There is a potential for growth in employment rate forcasted for NH in the near future, though the opportunity for this working population to find housing (affordable housing) does not meet the demand expected as a result of this.
When I look back to the demographics of my real estate sales for the past few years, the majority of my buyers were first time buyers under the age of 40-the working population. This is my nitch market, though looking at sales from other agents in my office, there appears to be a large market in NH for retired or near retiring folks moving from out of state. Lebanon, NH is one of the Top 10 Dream Towns for retirees, according to www.Bizjournals.com.

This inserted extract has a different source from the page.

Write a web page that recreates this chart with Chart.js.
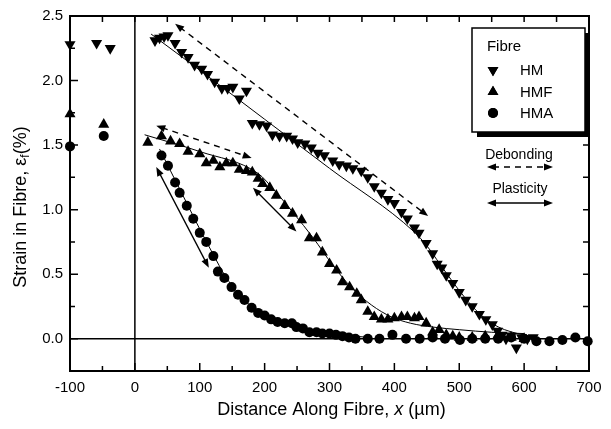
<!DOCTYPE html>
<html lang="en">
<head>
<meta charset="UTF-8">
<title>Strain in Fibre</title>
<script src="https://cdn.jsdelivr.net/npm/chart.js"></script>
<style>
  html, body { margin: 0; padding: 0; background: #fff; }
</style>
</head>
<body>
<canvas id="grafica" width="611" height="429"></canvas>
<script>
// measured points (x in um, strain in %)
const hmX = [-100, -59, -38, 31, 38, 45, 51, 62, 72, 82, 92, 103, 112, 123, 134, 143, 151, 161, 172,
  181, 192, 203, 212, 223, 234, 243, 251, 262, 272, 282, 292, 305, 315, 326, 336, 349, 359, 369, 380, 390,
  400, 411, 420, 431, 438, 449, 459, 466, 473, 480, 490, 500, 510, 520, 531, 541, 551, 559, 566, 572, 580,
  588, 596, 605, 614];
const hmY = [2.28, 2.29, 2.25, 2.31, 2.33, 2.34, 2.35, 2.29, 2.22, 2.18, 2.12, 2.09, 2.05, 1.99, 1.94, 1.94, 1.95, 1.86, 1.92,
  1.67, 1.66, 1.65, 1.58, 1.57, 1.57, 1.55, 1.52, 1.51, 1.48, 1.44, 1.42, 1.38, 1.35, 1.34, 1.32, 1.30, 1.25, 1.18, 1.13, 1.08,
  1.05, 0.98, 0.93, 0.86, 0.82, 0.74, 0.66, 0.58, 0.55, 0.49, 0.43, 0.36, 0.30, 0.25, 0.19, 0.15, 0.11, 0.06, 0.03, 0.00, 0.02,
  -0.07, 0.01, 0.00, 0.01];

const hmfX = [-100, -48, 20, 41, 55, 69, 82, 100, 110, 121, 131, 141, 151, 161, 172, 181, 190, 197, 208, 218,
  231, 243, 257, 269, 280, 289, 300, 311, 320, 331, 342, 349, 359, 369, 380, 390, 400, 411, 420, 431, 438,
  449, 459, 469, 480, 490, 500, 520, 540, 560, 580, 600];
const hmfY = [1.74, 1.66, 1.52, 1.57, 1.53, 1.51, 1.45, 1.43, 1.36, 1.38, 1.33, 1.36, 1.36, 1.31, 1.30, 1.29, 1.24, 1.20, 1.17, 1.11,
  1.03, 0.97, 0.92, 0.78, 0.78, 0.67, 0.58, 0.53, 0.44, 0.40, 0.35, 0.30, 0.21, 0.17, 0.15, 0.15, 0.16, 0.17, 0.17, 0.16, 0.17,
  0.12, 0.05, 0.07, 0.03, 0.02, 0.01, 0.01, 0.02, 0.03, 0.01, 0.00];

const hmaX = [-100, -48, 41, 51, 62, 69, 80, 90, 100, 110, 121, 128, 138, 149, 159, 169, 180, 190, 200, 210,
  220, 231, 242, 249, 259, 269, 280, 289, 300, 310, 320, 330, 340, 359, 377, 397, 418, 439, 459, 478,
  501, 520, 540, 560, 580, 600, 619, 639, 659, 679, 698];
const hmaY = [1.49, 1.57, 1.42, 1.34, 1.21, 1.13, 1.03, 0.93, 0.82, 0.75, 0.64, 0.52, 0.47, 0.40, 0.34, 0.30, 0.24, 0.20, 0.18, 0.15,
  0.13, 0.12, 0.12, 0.09, 0.08, 0.05, 0.05, 0.04, 0.04, 0.03, 0.02, 0.01, 0.00, 0.00, 0.00, 0.03, 0.00, 0.00, 0.01, 0.00,
  -0.01, 0.00, 0.00, 0.00, 0.01, 0.00, -0.02, -0.02, -0.01, 0.01, -0.02];

// fitted curves
const hmFitX = [25, 100, 200, 300, 430, 450, 470, 490, 510, 530, 550, 570, 590, 610];
const hmFitY = [2.36, 2.08, 1.70, 1.32, 0.83, 0.72, 0.58, 0.44, 0.31, 0.20, 0.12, 0.07, 0.04, 0.02];
const hmfFitX = [15, 100, 190, 215, 245, 275, 305, 335, 365, 395, 425, 460, 500, 550, 600];
const hmfFitY = [1.58, 1.45, 1.28, 1.15, 0.97, 0.78, 0.57, 0.39, 0.26, 0.17, 0.12, 0.09, 0.07, 0.05, 0.04];
const hmaFitX = [38, 60, 80, 100, 120, 140, 160, 180, 200, 220, 250, 280, 320, 360];
const hmaFitY = [1.47, 1.25, 1.05, 0.85, 0.66, 0.48, 0.35, 0.25, 0.18, 0.13, 0.09, 0.06, 0.03, 0.01];

// annotation arrows [x1, y1, x2, y2]
const debondArrows = [[62, 2.44, 452, 0.95], [33, 1.65, 180, 1.40]];
const plasticArrows = [[33, 1.33, 114, 0.55], [182, 1.17, 249, 0.83]];

const xTicks = [-100, 0, 100, 200, 300, 400, 500, 600, 700];
const yTicks = [0, 0.5, 1.0, 1.5, 2.0, 2.5];
const seriesNames = ['HM', 'HMF', 'HMA'];

const FONT = '"Liberation Sans", Arial, sans-serif';

function pts(xs, ys) {
  return xs.map((x, i) => ({ x, y: ys[i] }));
}

function arrowHead(ctx, x1, y1, x2, y2) {
  const a = Math.atan2(y2 - y1, x2 - x1);
  const len = 9, w = 3.5;
  ctx.beginPath();
  ctx.moveTo(x2, y2);
  ctx.lineTo(x2 - len * Math.cos(a) + w * Math.sin(a), y2 - len * Math.sin(a) - w * Math.cos(a));
  ctx.lineTo(x2 - len * Math.cos(a) - w * Math.sin(a), y2 - len * Math.sin(a) + w * Math.cos(a));
  ctx.closePath();
  ctx.fill();
}

function doubleArrow(ctx, x1, y1, x2, y2, dashed) {
  ctx.save();
  ctx.strokeStyle = '#000';
  ctx.fillStyle = '#000';
  ctx.lineWidth = dashed ? 1.4 : 1.3;
  const a = Math.atan2(y2 - y1, x2 - x1);
  ctx.setLineDash(dashed ? [6, 5] : []);
  ctx.beginPath();
  ctx.moveTo(x1 + 6 * Math.cos(a), y1 + 6 * Math.sin(a));
  ctx.lineTo(x2 - 6 * Math.cos(a), y2 - 6 * Math.sin(a));
  ctx.stroke();
  ctx.setLineDash([]);
  arrowHead(ctx, x1, y1, x2, y2);
  arrowHead(ctx, x2, y2, x1, y1);
  ctx.restore();
}

// frame, inward ticks and zero lines
const framePlugin = {
  id: 'frame',
  beforeDatasetsDraw(chart) {
    const { ctx, chartArea: a, scales: { x, y } } = chart;
    ctx.save();
    ctx.strokeStyle = '#000';
    ctx.lineWidth = 1.5;
    ctx.beginPath();
    ctx.moveTo(x.getPixelForValue(0), a.top);
    ctx.lineTo(x.getPixelForValue(0), a.bottom);
    ctx.moveTo(a.left, y.getPixelForValue(0));
    ctx.lineTo(a.right, y.getPixelForValue(0));
    ctx.stroke();

    ctx.lineWidth = 2;
    ctx.strokeRect(a.left, a.top, a.right - a.left, a.bottom - a.top);
    ctx.lineWidth = 1.5;
    ctx.beginPath();
    for (let v = -100; v <= 700; v += 50) {
      const px = x.getPixelForValue(v);
      const L = v % 100 === 0 ? 8 : 5;
      ctx.moveTo(px, a.bottom); ctx.lineTo(px, a.bottom - L);
      ctx.moveTo(px, a.top); ctx.lineTo(px, a.top + 6);
    }
    for (let v = -0.25; v <= 2.5001; v += 0.25) {
      const py = y.getPixelForValue(v);
      const L = Math.abs(v * 2 - Math.round(v * 2)) < 0.01 ? 8 : 5;
      ctx.moveTo(a.left, py); ctx.lineTo(a.left + L, py);
      ctx.moveTo(a.right, py); ctx.lineTo(a.right - 6, py);
    }
    ctx.stroke();
    ctx.restore();
  }
};

// arrows, legend and axis titles
const annotPlugin = {
  id: 'annot',
  afterDraw(chart) {
    const { ctx, scales: { x, y }, chartArea: a } = chart;
    debondArrows.forEach(p => doubleArrow(ctx, x.getPixelForValue(p[0]), y.getPixelForValue(p[1]),
      x.getPixelForValue(p[2]), y.getPixelForValue(p[3]), true));
    plasticArrows.forEach(p => doubleArrow(ctx, x.getPixelForValue(p[0]), y.getPixelForValue(p[1]),
      x.getPixelForValue(p[2]), y.getPixelForValue(p[3]), false));

    // legend box with shadow
    ctx.save();
    const bx = 472, by = 28, bw = 113, bh = 104;
    ctx.fillStyle = '#000';
    ctx.fillRect(bx + 5, by + 5, bw, bh);
    ctx.fillStyle = '#fff';
    ctx.fillRect(bx, by, bw, bh);
    ctx.strokeStyle = '#000';
    ctx.lineWidth = 1.5;
    ctx.strokeRect(bx, by, bw, bh);
    ctx.fillStyle = '#000';
    ctx.font = '15px ' + FONT;
    ctx.textBaseline = 'middle';
    ctx.textAlign = 'center';
    ctx.fillText('Fibre', 504, 47);
    ctx.textAlign = 'left';
    const rows = [70, 92, 113];
    chart.data.datasets.slice(0, 3).forEach((ds, i) => {
      Chart.helpers.drawPoint(ctx, {
        pointStyle: ds.pointStyle, radius: i === 2 ? 5 : 6.2, rotation: ds.rotation || 0,
        borderWidth: 0
      }, 493, rows[i]);
      ctx.fill();
      ctx.fillText(seriesNames[i], 520, rows[i] + 1);
    });

    ctx.font = '14px ' + FONT;
    ctx.textAlign = 'center';
    ctx.fillText('Debonding', 519, 155);
    ctx.fillText('Plasticity', 520, 189);
    ctx.restore();
    doubleArrow(ctx, 487, 167, 553, 167, true);
    doubleArrow(ctx, 487, 203, 553, 203, false);

    // axis titles
    ctx.save();
    ctx.fillStyle = '#000';
    ctx.textBaseline = 'middle';
    const f1 = '18px ' + FONT, fi = 'italic 18px ' + FONT;
    const p1 = 'Distance Along Fibre, ', p2 = 'x', p3 = ' (\u00b5m)';
    ctx.font = f1;
    const w1 = ctx.measureText(p1).width, w3 = ctx.measureText(p3).width;
    ctx.font = fi;
    const w2 = ctx.measureText(p2).width;
    let sx = (a.left + a.right) / 2 + 2 - (w1 + w2 + w3) / 2;
    ctx.textAlign = 'left';
    ctx.font = f1; ctx.fillText(p1, sx, 410);
    ctx.font = fi; ctx.fillText(p2, sx + w1, 410);
    ctx.font = f1; ctx.fillText(p3, sx + w1 + w2, 410);

    ctx.translate(21, 207);
    ctx.rotate(-Math.PI / 2);
    const q1 = 'Strain in Fibre, \u03b5', q2 = 'f', q3 = '(%)';
    const fs = '12px ' + FONT;
    ctx.font = f1;
    const v1 = ctx.measureText(q1).width, v3 = ctx.measureText(q3).width;
    ctx.font = fs;
    const v2 = ctx.measureText(q2).width;
    let sy = -(v1 + v2 + v3) / 2;
    ctx.font = f1; ctx.fillText(q1, sy, 0);
    ctx.font = fs; ctx.fillText(q2, sy + v1, 5);
    ctx.font = f1; ctx.fillText(q3, sy + v1 + v2, 0);
    ctx.restore();
  }
};

const fitStyle = {
  showLine: true, pointRadius: 0, borderColor: '#000', borderWidth: 1,
  cubicInterpolationMode: 'monotone', fill: false
};

new Chart(document.getElementById('grafica'), {
  type: 'scatter',
  data: {
    datasets: [
      { label: 'HM', data: pts(hmX, hmY), pointStyle: 'triangle', rotation: 180, pointRadius: 6.4,
        backgroundColor: '#000', borderColor: '#000', borderWidth: 0, clip: false },
      { label: 'HMF', data: pts(hmfX, hmfY), pointStyle: 'triangle', pointRadius: 6.4,
        backgroundColor: '#000', borderColor: '#000', borderWidth: 0, clip: false },
      { label: 'HMA', data: pts(hmaX, hmaY), pointStyle: 'circle', pointRadius: 5,
        backgroundColor: '#000', borderColor: '#000', borderWidth: 0, clip: false },
      { label: 'HM fit', data: pts(hmFitX, hmFitY), ...fitStyle },
      { label: 'HMF fit', data: pts(hmfFitX, hmfFitY), ...fitStyle },
      { label: 'HMA fit', data: pts(hmaFitX, hmaFitY), ...fitStyle }
    ]
  },
  options: {
    responsive: false,
    animation: false,
    layout: { padding: { top: 14, right: 22, left: 0, bottom: 0 } },
    plugins: { legend: { display: false }, tooltip: { enabled: false } },
    scales: {
      x: {
        type: 'linear', min: -100, max: 700,
        afterBuildTicks: s => { s.ticks = xTicks.map(v => ({ value: v })); },
        afterFit: s => { s.height = 58; },
        grid: { display: false, drawTicks: false },
        border: { display: false },
        ticks: { color: '#000', padding: 8, font: { family: FONT, size: 15 }, maxRotation: 0 }
      },
      y: {
        type: 'linear', min: -0.25, max: 2.5,
        afterBuildTicks: s => { s.ticks = yTicks.map(v => ({ value: v })); },
        afterFit: s => { s.width = 70; },
        grid: { display: false, drawTicks: false },
        border: { display: false },
        ticks: { color: '#000', padding: 7, font: { family: FONT, size: 15 },
          callback: v => v.toFixed(1) }
      }
    }
  },
  plugins: [framePlugin, annotPlugin]
});
</script>
</body>
</html>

So often we hear of people retiring to Florida, but come to find out, I live in one of the most popular, beautiful places to retire, which somewhat poses a problem for keeping the working age population in our state. While New Hampshire seems to be slowing losing it's attraction to people under the age of 44, Arizona, Nevada, Utah and other western states are becoming more and more of an attraction.
Our state should wonder what the attraction is, why is this trend reoccuring? One finding states that the larger percentage of these moves occur due to work related moves... . This clearly shows that if NH can offer the work, but not the affordable housing, we are setting ourselves up for a continued decline, creating economic problems for our state in all areas...schools, for one.
My children are young. My daughter will enter the public school system next year. Who is supporting the schools? The majority of the voters are against teacher raises, against improvements in the school system which might cost them tax dollars. I could go on. Affordable housing is essential to keeping our healthy economy healthy.